Sting in 2018. Credit: Raph PH/Wikimedia Commons

Torbay Hospital Radio: The local man behind The Police

Torbay Weekly

A couple of weeks ago I told you about Wishbone Ash, a band born in Torbay, with Martin and Glenn Turner local lads being original members.

But in the musical family was a younger brother Kim and his ambition appeared to be a drummer.

After he played in the short-lived band Cat Iron, he joined up with Andy Fraser (ex-Free), before becoming guitarist and pianist for Alternative TV.

But it is not any of these that he will be truly remembered for.

No, in the late 1970s he was asked by Miles Copeland, the well-known American music and entertainment executive, to join a little-known band as road manager and sound engineer, a choice that proved to be a good one.

The band was The Police, who you will know proved to be rather successful.

Before all the arena gigs the band could only afford one roadie and that was Kim, he was in short in charge of looking after them and on the early tours he was even driving the van they used, this was before they upgraded to a tour bus.

In 1978, The Police played a gig at Torbay Town Hall, Kim’s hometown.

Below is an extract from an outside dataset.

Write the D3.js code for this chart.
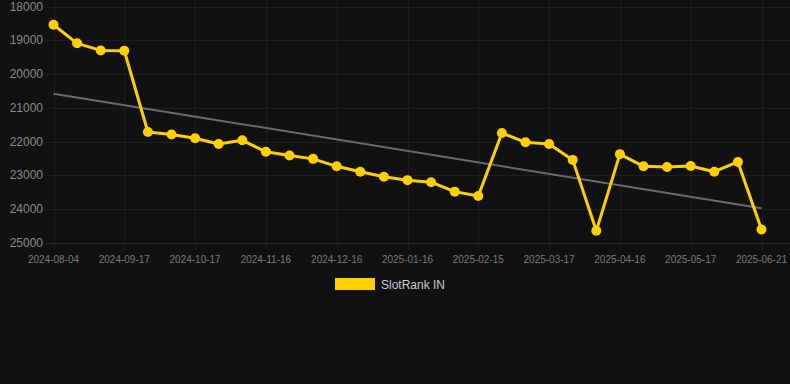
<!DOCTYPE html>
<html><head><meta charset="utf-8">
<script src="https://cdn.jsdelivr.net/npm/d3@7"></script>
<style>html,body{margin:0;padding:0;background:#111111;}svg{display:block;}</style>
</head><body>
<svg id="chart" width="790" height="384"></svg>
<script>
const dates = ["2024-08-04","2024-08-19","2024-09-03","2024-09-17","2024-09-27","2024-10-07","2024-10-17","2024-10-27","2024-11-06","2024-11-16","2024-11-26","2024-12-06","2024-12-16","2024-12-26","2025-01-06","2025-01-16","2025-01-26","2025-02-05","2025-02-15","2025-02-25","2025-03-07","2025-03-17","2025-03-27","2025-04-06","2025-04-16","2025-04-26","2025-05-06","2025-05-17","2025-05-27","2025-06-10","2025-06-21"];
const rankValues = [18540,19090,19300,19310,21715,21790,21900,22070,21960,22300,22410,22510,22730,22890,23040,23140,23200,23480,23610,21745,22020,22070,22540,24640,22370,22730,22750,22720,22890,22600,24600];
const trendValues = [20580,23970];
const yTicks = [18000,19000,20000,21000,22000,23000,24000,25000];
const xTickLabels = ["2024-08-04","2024-09-17","2024-10-17","2024-11-16","2024-12-16","2025-01-16","2025-02-15","2025-03-17","2025-04-16","2025-05-17","2025-06-21"];
const seriesName = "SlotRank IN";

const svg = d3.select("#chart");
const x = d3.scalePoint().domain(dates).range([53.5, 761.5]);
const y = d3.scaleLinear().domain([18000,25000]).range([6.5,243]);

// grid
const g = svg.append("g");
g.selectAll(".hg").data(yTicks).join("line")
  .attr("x1",46).attr("x2",790).attr("y1",d=>Math.round(y(d))+0.5).attr("y2",d=>Math.round(y(d))+0.5)
  .attr("stroke",d=>d===25000?"#2a2a2a":"#1e1e1e").attr("stroke-width",1);
g.selectAll(".vg").data(xTickLabels).join("line")
  .attr("x1",d=>Math.round(x(d))+0.5).attr("x2",d=>Math.round(x(d))+0.5).attr("y1",0).attr("y2",250)
  .attr("stroke","#1e1e1e").attr("stroke-width",1);

// y labels
svg.append("g").selectAll("text").data(yTicks).join("text")
  .attr("x",43).attr("y",d=>y(d)+4).attr("text-anchor","end")
  .attr("font-family","Liberation Sans, Arial, sans-serif").attr("font-size",12)
  .attr("fill","#8a8a8a").text(d=>d);
// x labels
svg.append("g").selectAll("text").data(xTickLabels).join("text")
  .attr("x",d=>x(d)).attr("y",263).attr("text-anchor","middle")
  .attr("font-family","Liberation Sans, Arial, sans-serif").attr("font-size",10)
  .attr("fill","#7a7a7a").text(d=>d);

// trend
svg.append("line")
  .attr("x1",x(dates[0])).attr("y1",y(trendValues[0]))
  .attr("x2",x(dates[dates.length-1])).attr("y2",y(trendValues[1]))
  .attr("stroke","#6a6a6a").attr("stroke-width",2);

// series line
const data = dates.map((d,i)=>({d,v:rankValues[i]}));
svg.append("path").datum(data)
  .attr("d",d3.line().x(p=>x(p.d)).y(p=>y(p.v)))
  .attr("fill","none").attr("stroke","#FFD000").attr("stroke-width",3).attr("stroke-linejoin","round");
svg.append("g").selectAll("circle").data(data).join("circle")
  .attr("cx",p=>x(p.d)).attr("cy",p=>y(p.v)).attr("r",5).attr("fill","#FFD000");

// legend
svg.append("rect").attr("x",335).attr("y",278).attr("width",40).attr("height",12).attr("fill","#FFD000");
svg.append("text").attr("x",381).attr("y",289).attr("font-family","Liberation Sans, Arial, sans-serif")
  .attr("font-size",12).attr("fill","#cccccc").text(seriesName);
</script>
</body></html>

The 1980s saw The Police top the charts with songs like Message in A Bottle and Can’t Stand Losing You and by this time Kim Turner was effectively working as their assistant manager and he stayed with Sting even after he had gone solo after the band split in 1984.

Kim was a fine musician and, in 1983, The Police were playing in Dortmund, Germany, when the support band, A Flock Of Seagulls, pulled out at the last minute and he proved this.

That night for one night only, a group of roadies including Kim on bass, played as the support act.

They were on for 15 minutes, sang four songs to an audience of 8,000 people.

In 1998, the collaboration with Sting ended, seemingly not on the best of terms and Kim returned to live in Torquay and pursued a number of business interests including a local skip hire company and farming, seemingly turning his back on the music industry.

Despite this, court proceedings had begun for loss of earnings from Sting although it seems unclear how this all played out.

Sadly, Kim Turner died in May 2003, following a fight against cancer.

If the rumours are to be believed shortly before he died aged 46, Sting visited him. We can only hope that whatever differences there were, were put behind them.

Kim was a clearly talented and driven individual and his involvement helped develop one of the most famous bands of the last century.